$\displaystyle 2(y')^2=y''(y-1)$
$\displaystyle y(1)=2 y'(1)=-1$
again i tried
y'=z
$\displaystyle z'y=z^{2}$
$\displaystyle \frac{{dz}}{dx}=\frac{dz}{dy}\frac{dy}{dx}$
$\displaystyle zz'=dz/dx$
You have
$\displaystyle \displaystyle \frac{2}{y-1}\,\frac{dy}{dx} = \frac{1}{\frac{dy}{dx}}\,\frac{d^2y}{dx^2}$.
On the RHS make the substitution $\displaystyle \displaystyle u = \frac{dy}{dx}$ so that $\displaystyle \displaystyle \frac{du}{dx} = \frac{d^2y}{dx^2}$ so that your DE becomes
$\displaystyle \displaystyle \frac{2}{y-1}\,\frac{dy}{dx} = \frac{1}{u}\,\frac{du}{dx}$.
Now integrating both sides gives
$\displaystyle \displaystyle \int{\frac{2}{y-1}\,\frac{dy}{dx}\,dx} = \int{\frac{1}{u}\,\frac{du}{dx}\,dx}$
$\displaystyle \displaystyle \int{\frac{2}{y-1}\,dy} = \int{\frac{1}{u}\,du}$
$\displaystyle \displaystyle 2\ln{|y-1|} + C_1 = \ln{|u|} + C_2$
$\displaystyle \displaystyle \ln{|y-1|^2} + C = \ln{|u|}$, where $\displaystyle \displaystyle C = C_1 - C_2$
$\displaystyle \displaystyle C = \ln{|u|} - \ln{|(y-1)^2|}$
$\displaystyle \displaystyle C = \ln{\left|\frac{u}{(y-1)^2}\right|}$
$\displaystyle \displaystyle C = \ln{\left|\frac{\frac{dy}{dx}}{(y-1)^2}\right|}$
$\displaystyle \displaystyle \pm e^C = \frac{dy}{dx}\,\frac{1}{(y-1)^2}$
$\displaystyle \displaystyle A = \frac{dy}{dx}\,\frac{1}{(y-1)^2}$, where $\displaystyle \displaystyle A = \pm e^C$.
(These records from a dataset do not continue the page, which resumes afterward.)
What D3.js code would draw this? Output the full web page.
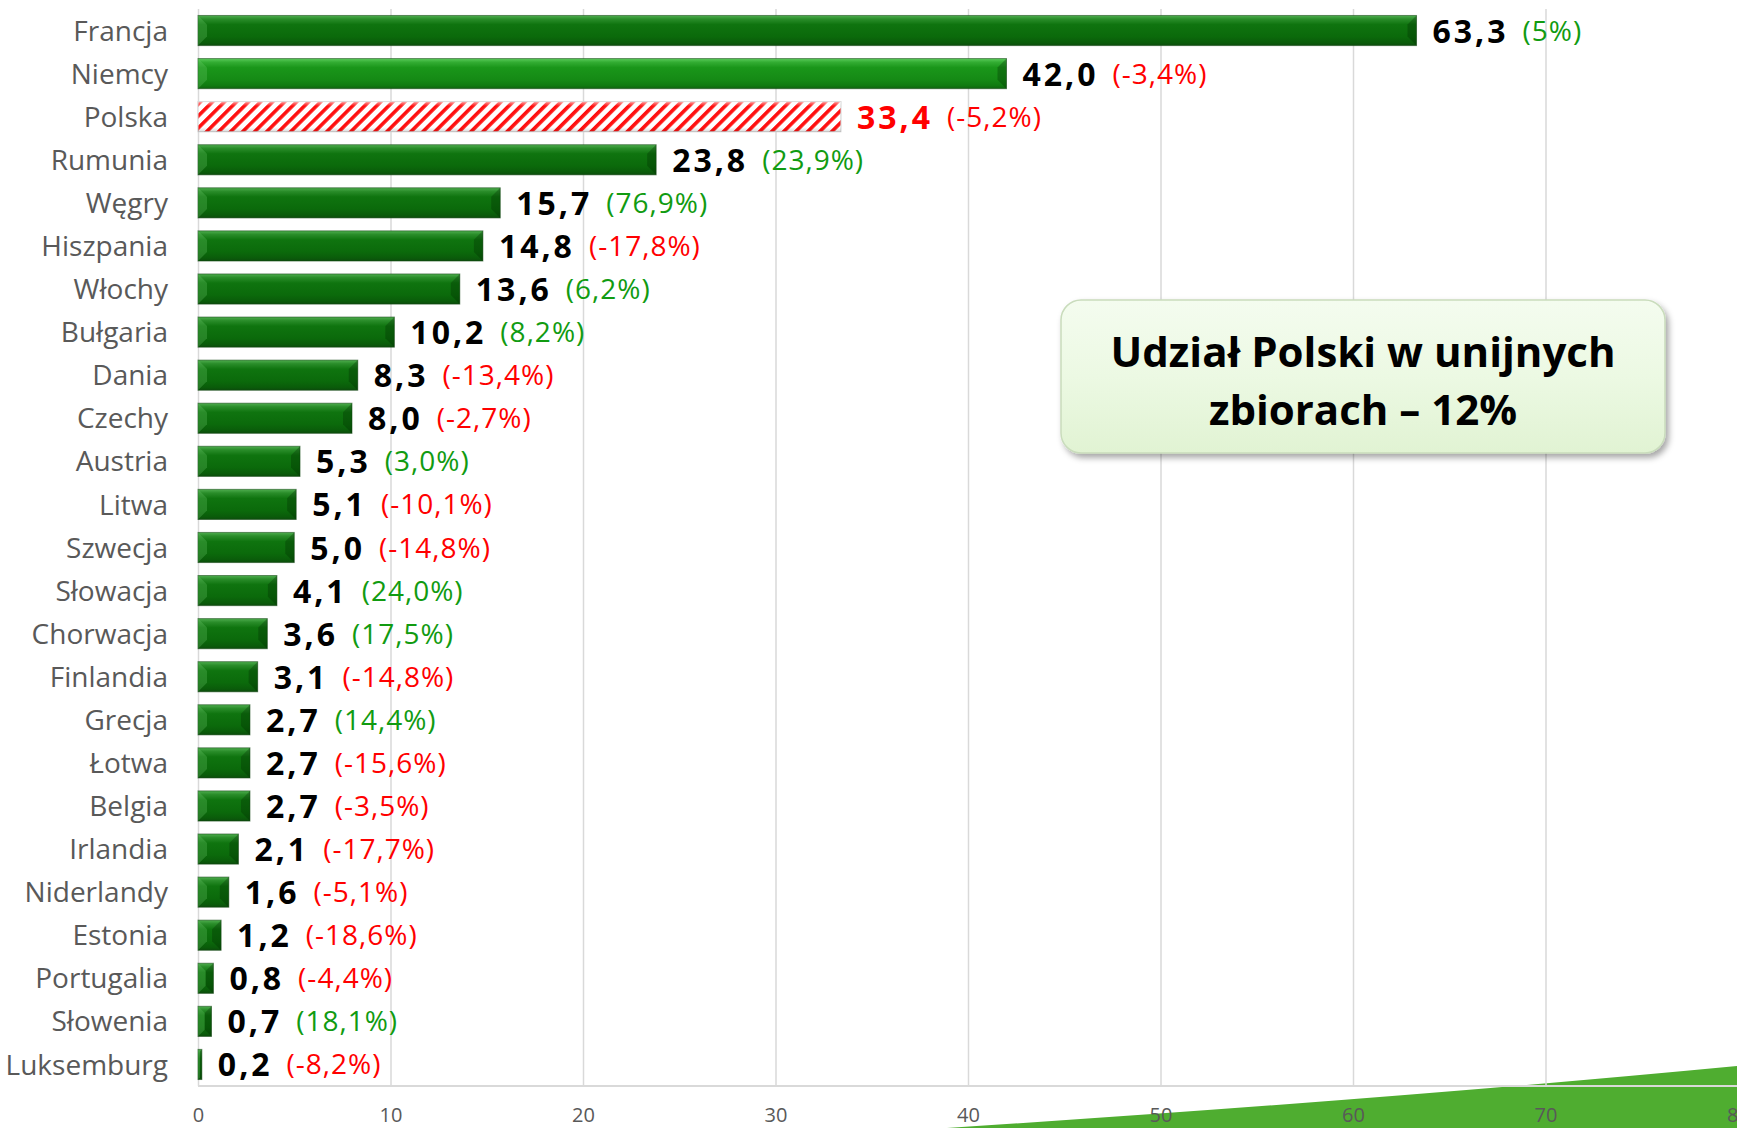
<!DOCTYPE html>
<html>
<head>
<meta charset="utf-8">
<script src="https://cdn.jsdelivr.net/npm/d3@7"></script>
<style>
  body { margin: 0; background: #fff; }
  svg { display: block; }
</style>
</head>
<body>
<svg id="chart"></svg>
<script>
var width = 1737;
var height = 1128;

// Data

var countries = ['Francja', 'Niemcy', 'Polska', 'Rumunia', 'Węgry', 'Hiszpania', 'Włochy', 'Bułgaria',
                 'Dania', 'Czechy', 'Austria', 'Litwa', 'Szwecja', 'Słowacja', 'Chorwacja', 'Finlandia',
                 'Grecja', 'Łotwa', 'Belgia', 'Irlandia', 'Niderlandy', 'Estonia', 'Portugalia', 'Słowenia', 'Luksemburg'];

var harvest = [63.3, 42.0, 33.4, 23.8, 15.7, 14.8, 13.6, 10.2, 8.3, 8.0, 5.3, 5.1, 5.0, 4.1, 3.6, 3.1,
               2.7, 2.7, 2.7, 2.1, 1.6, 1.2, 0.8, 0.7, 0.2];

var changeLabels = ['(5%)', '(-3,4%)', '(-5,2%)', '(23,9%)', '(76,9%)', '(-17,8%)', '(6,2%)', '(8,2%)',
                    '(-13,4%)', '(-2,7%)', '(3,0%)', '(-10,1%)', '(-14,8%)', '(24,0%)', '(17,5%)', '(-14,8%)',
                    '(14,4%)', '(-15,6%)', '(-3,5%)', '(-17,7%)', '(-5,1%)', '(-18,6%)', '(-4,4%)', '(18,1%)', '(-8,2%)'];

var xTicks = [0, 10, 20, 30, 40, 50, 60, 70, 80];

var boxLines = ['Udział Polski w unijnych', 'zbiorach – 12%'];

var rows = countries.map((c, i) => ({ country: c, value: harvest[i], change: changeLabels[i] }));

// Layout

var plotLeft = 198, plotRight = 1738, plotTop = 9, plotBottom = 1086;

var svg = d3.select('#chart')
    .attr('width', width)
    .attr('height', height)
    .style('font-family', '"Open Sans", sans-serif');

var xScale = d3.scaleLinear()
                .domain([0, 80])
                .range([plotLeft, plotRight]);

var yScale = d3.scaleBand()
                .domain(countries)
                .range([plotTop, plotBottom])
                .paddingInner(0.3)
                .paddingOuter(0.15);

var fmt = d => d3.format('.1f')(d).replace('.', ',');

// Defs: gradients + stripe pattern

var defs = svg.append('defs');

function vGrad(id, stops) {
    var g = defs.append('linearGradient').attr('id', id)
        .attr('x1', 0).attr('y1', 0).attr('x2', 0).attr('y2', 1);
    stops.forEach(s => g.append('stop').attr('offset', s[0]).attr('stop-color', s[1]));
}

vGrad('barDark', [[0, '#4fae4f'], [0.12, '#2a8d2a'], [0.3, '#0f740f'], [0.7, '#0b6a0b'], [0.9, '#0a5c0a'], [1, '#0c4d0c']]);
vGrad('barLight', [[0, '#5ccc5c'], [0.12, '#33ad33'], [0.3, '#1a961a'], [0.7, '#158a15'], [0.9, '#107a10'], [1, '#0f630f']]);
vGrad('boxFill', [[0, '#f4fcef'], [0.5, '#ecf9e3'], [1, '#e1f3d3']]);
vGrad('polskaShade', [[0, 'rgba(255,255,255,0.6)'], [0.15, 'rgba(255,255,255,0)'], [0.85, 'rgba(0,0,0,0)'], [1, 'rgba(0,0,0,0.15)']]);

var stripes = defs.append('pattern')
    .attr('id', 'stripes')
    .attr('patternUnits', 'userSpaceOnUse')
    .attr('width', 8.5)
    .attr('height', 8.5)
    .attr('patternTransform', 'rotate(45)');
stripes.append('rect').attr('width', 8.5).attr('height', 8.5).attr('fill', '#fff');
stripes.append('rect').attr('width', 3.6).attr('height', 8.5).attr('fill', '#ff1010');

var shadow = defs.append('filter').attr('id', 'shadow')
    .attr('x', '-10%').attr('y', '-20%').attr('width', '125%').attr('height', '150%');
shadow.append('feDropShadow')
    .attr('dx', 3).attr('dy', 4).attr('stdDeviation', 3)
    .attr('flood-color', '#000').attr('flood-opacity', 0.35);

// Decorative green wedge at the bottom right

svg.append('path')
    .attr('d', 'M947,1128 Q1380,1100 1737,1066 L1737,1128 Z')
    .attr('fill', '#4fad30');

// Grid

svg.append('g')
    .attr('transform', 'translate(0,' + plotBottom + ')')
    .call(d3.axisBottom(xScale).tickValues(xTicks).tickSize(-(plotBottom - plotTop)).tickFormat(''))
    .call(g => g.select('.domain').remove())
    .selectAll('line')
        .attr('stroke', '#d9d9d9')
        .attr('stroke-width', 1.5);

svg.append('line')
    .attr('x1', plotLeft).attr('x2', width)
    .attr('y1', plotBottom).attr('y2', plotBottom)
    .attr('stroke', '#d9d9d9')
    .attr('stroke-width', 2);

// Tick labels

svg.append('g')
    .attr('transform', 'translate(0,' + plotBottom + ')')
    .call(d3.axisBottom(xScale).tickValues(xTicks).tickSize(0).tickPadding(22))
    .call(g => g.select('.domain').remove())
    .selectAll('text')
        .attr('fill', '#595959')
        .style('font-family', '"Open Sans", sans-serif')
        .style('font-size', '20px');

// Category labels

svg.append('g')
    .selectAll('text')
    .data(rows)
    .enter()
    .append('text')
        .attr('x', 168)
        .attr('y', d => yScale(d.country) + yScale.bandwidth() / 2)
        .attr('dy', '0.36em')
        .attr('text-anchor', 'end')
        .attr('fill', '#595959')
        .style('font-size', '28px')
        .text(d => d.country);

// Bars

var bh = yScale.bandwidth();

var bars = svg.append('g')
    .selectAll('g')
    .data(rows)
    .enter()
    .append('g')
        .attr('transform', d => 'translate(' + xScale(0) + ',' + yScale(d.country) + ')');

bars.append('rect')
    .attr('width', d => xScale(d.value) - xScale(0))
    .attr('height', bh)
    .attr('fill', d => d.country === 'Polska' ? 'url(#stripes)' : (d.country === 'Niemcy' ? 'url(#barLight)' : 'url(#barDark)'))
    .attr('stroke', d => d.country === 'Polska' ? '#d0d0d0' : 'rgba(20,70,20,0.55)')
    .attr('stroke-width', 1);

// Bevel ends on the green bars
bars.filter(d => d.country !== 'Polska')
    .append('path')
    .attr('d', d => {
        var w = xScale(d.value) - xScale(0), b = Math.min(9, w / 2);
        return 'M0,0 L' + b + ',' + b + ' L' + b + ',' + (bh - b) + ' L0,' + bh + ' Z';
    })
    .attr('fill', 'rgba(120,210,120,0.25)');

bars.filter(d => d.country !== 'Polska')
    .append('path')
    .attr('d', d => {
        var w = xScale(d.value) - xScale(0), b = Math.min(9, w / 2);
        return 'M' + w + ',0 L' + (w - b) + ',' + b + ' L' + (w - b) + ',' + (bh - b) + ' L' + w + ',' + bh + ' Z';
    })
    .attr('fill', 'rgba(0,40,0,0.3)');

bars.filter(d => d.country === 'Polska')
    .append('rect')
    .attr('width', d => xScale(d.value) - xScale(0))
    .attr('height', bh)
    .attr('fill', 'url(#polskaShade)');

// Value labels + change labels

var labels = svg.append('g')
    .selectAll('text')
    .data(rows)
    .enter()
    .append('text')
        .attr('x', d => xScale(d.value) + 16)
        .attr('y', d => yScale(d.country) + bh / 2)
        .attr('dy', 12);

labels.append('tspan')
    .attr('font-weight', 'bold')
    .style('font-size', '32px')
    .style('letter-spacing', '3px')
    .attr('fill', d => d.country === 'Polska' ? '#ff0000' : '#000')
    .text(d => fmt(d.value));

labels.append('tspan')
    .attr('dx', 14)
    .attr('dy', -2)
    .style('font-size', '28px')
    .style('letter-spacing', '1px')
    .attr('fill', d => d.change.indexOf('-') >= 0 ? '#ff0000' : '#119b11')
    .text(d => d.change);

// Annotation box

var box = svg.append('g');

box.append('rect')
    .attr('x', 1061)
    .attr('y', 300)
    .attr('width', 604)
    .attr('height', 153)
    .attr('rx', 20)
    .attr('fill', 'url(#boxFill)')
    .attr('stroke', '#c9dcbc')
    .attr('stroke-width', 1.5)
    .attr('filter', 'url(#shadow)');

box.selectAll('text')
    .data(boxLines)
    .enter()
    .append('text')
        .attr('x', 1363)
        .attr('y', (d, i) => 367 + i * 58)
        .attr('text-anchor', 'middle')
        .attr('font-weight', 'bold')
        .attr('fill', '#000')
        .style('font-size', '42px')
        .text(d => d);
</script>
</body>
</html>
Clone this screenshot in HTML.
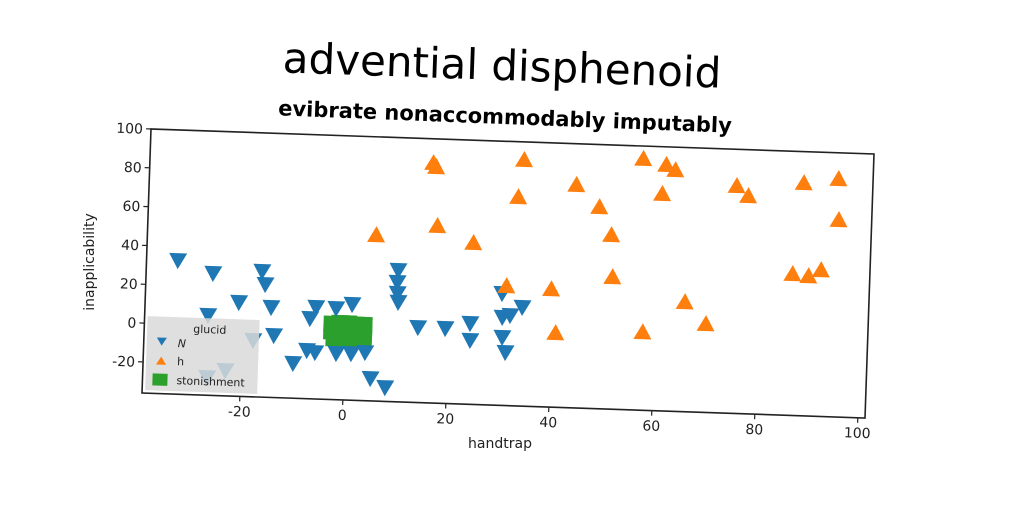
<!DOCTYPE html>
<html><head><meta charset="utf-8"><style>
html,body{margin:0;padding:0;background:#fff;}
svg{display:block;}
text{font-family:"DejaVu Sans","Liberation Sans",sans-serif;}
</style></head><body>
<svg id="chart" width="1024" height="512" viewBox="0 0 1024 512">
  <text x="502" y="80" font-size="42" text-anchor="middle" transform="rotate(2 502 68)" fill="#000">advential disphenoid</text>
  <text x="505" y="124" font-size="21" font-weight="bold" text-anchor="middle" transform="rotate(2.2 505 118)" fill="#000">evibrate nonaccommodably imputably</text>
  <g id="axes" transform="matrix(1,0.0346,-0.0341,1,151,129)">
    <rect x="0" y="0" width="723" height="264" fill="#fff" stroke="#222" stroke-width="1.6"/>
    <g id="xticks"></g><g id="yticks"></g>
    <g id="marks"></g>
    <g id="legend">
      <rect x="3" y="187" width="112" height="74" fill="#d9d9d9" fill-opacity="0.85"/>
      <text x="49" y="202" font-size="11" fill="#222">glucid</text>
      <path d="M13,208 L23,208 L18,216 Z" fill="#1f77b4"/>
      <text x="34" y="217" font-size="11" font-style="italic" fill="#222">N</text>
      <path d="M13,235 L23,235 L18,227 Z" fill="#ff7f0e"/>
      <text x="34" y="235" font-size="11" fill="#222">h</text>
      <rect x="10" y="244" width="15" height="12" fill="#2ca02c"/>
      <text x="34" y="254" font-size="11" fill="#222">stonishment</text>
    </g>
  </g>
  <text x="500" y="448" font-size="14" text-anchor="middle" fill="#222">handtrap</text>
  <text x="94" y="262" font-size="14" text-anchor="middle" transform="rotate(-90 94 262)" fill="#222">inapplicability</text>
</svg>
<script>
const xTicks=[-20,0,20,40,60,80,100];
const yTicks=[-20,0,20,40,60,80,100];
const nX=[-32.9,-26,-20.8,-26.7,-17.8,-26.5,-23,-16.5,-15.8,-14.5,-13.8,-9.9,-7.3,-5.7,-6.9,-5.8,-1.9,1.2,-1.6,1.3,4.0,5.2,8.1,9.9,9.8,9.9,10.1,14.1,19.4,24.2,24.3,30.4,31.9,34.2,30.5,31.2,30.2];
const nY=[33,27,12.5,5.3,-6.8,-26.7,-22.8,28.9,22.2,10.5,-3.9,-17.9,-11,-11.9,5.5,11.3,11.1,13.5,-12,-11.8,-11,-24.3,-28.7,31.8,25.6,20,15.4,2.8,2.8,5.8,-2.9,9.5,10.6,15,-0.8,-8.5,21.8];
const hX=[16,16.6,33.6,32.7,43.9,48.5,51,51.5,56.7,61.2,63,60.6,75,77.3,88,94.7,95,86.4,89.5,91.9,17.2,24.3,5.4,31,39.7,57.7,40.8,69.9,65.7];
const hY=[87.5,85.5,90.7,71.5,78.8,67.8,53.6,32,93.4,90.7,88.2,75.7,81.1,76.1,83.8,86.5,65.4,36.8,36,39.3,55.2,47.1,49.4,25.5,24.7,4.2,2.2,9.5,20.4];
const sX=[-2.5,-1,0.5,2,3.5,-2.5,-1,0.5,2,3.5,-2,0,2,3.5];
const sY=[3,3.5,3.5,3,3,-1,-1,-0.5,-1,-1,-4.5,-5,-4.5,-4];
const W=723,H=264,X0=-39,X1=101.4,Y0=-36,Y1=100;
const sx=x=>(x-X0)/(X1-X0)*W;
const sy=y=>(Y1-y)/(Y1-Y0)*H;
const NS="http://www.w3.org/2000/svg";
function mk(tag,attrs,parent){const e=document.createElementNS(NS,tag);for(const k in attrs)e.setAttribute(k,attrs[k]);parent.appendChild(e);return e;}
const xt=document.getElementById('xticks'),yt=document.getElementById('yticks'),mg=document.getElementById('marks');
xTicks.forEach(t=>{const u=sx(t);
 const l=mk('line',{x1:u,y1:H,x2:u,y2:H+5,stroke:'#222','stroke-width':1.2},xt);
 
 
 const tx=mk('text',{x:u,y:H+20,'font-size':14,'text-anchor':'middle',fill:'#222'},xt);tx.textContent=t;
 
 });
yTicks.forEach(t=>{const v=sy(t);
 const l=mk('line',{x1:-5,y1:v,x2:0,y2:v,stroke:'#222','stroke-width':1.2},yt);
 
 
 const tx=mk('text',{x:-8,y:v+5,'font-size':14,'text-anchor':'end',fill:'#222'},yt);tx.textContent=t;
 
 });
sX.forEach((x,i)=>{const u=sx(x),v=sy(sY[i]);
 const r=mk('rect',{x:u-9,y:v-8,width:18,height:16,fill:'#2ca02c'},mg);
 
 });
nX.forEach((x,i)=>{const u=sx(x),v=sy(nY[i]);
 const p=mk('path',{d:`M${u-9},${v-7} L${u+9},${v-7} L${u},${v+9} Z`,fill:'#1f77b4'},mg);
 
 });
hX.forEach((x,i)=>{const u=sx(x),v=sy(hY[i]);
 const p=mk('path',{d:`M${u-9},${v+7} L${u+9},${v+7} L${u},${v-9} Z`,fill:'#ff7f0e'},mg);
 
 });
</script>
</body></html>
You can integrate both sides with respect to $\displaystyle \displaystyle x$ now to find $\displaystyle \displaystyle y$. You will need to use partial fractions.
From my previous post:
$\displaystyle 2\ln|y-1|=\ln|y'|+C_{1}.$
On both sides, you see, the derivative of the denominator appears in the numerator. Whenever that happens, you can do a u substitution, and you'll get du/u, which integrates to ln|u|. See how that works?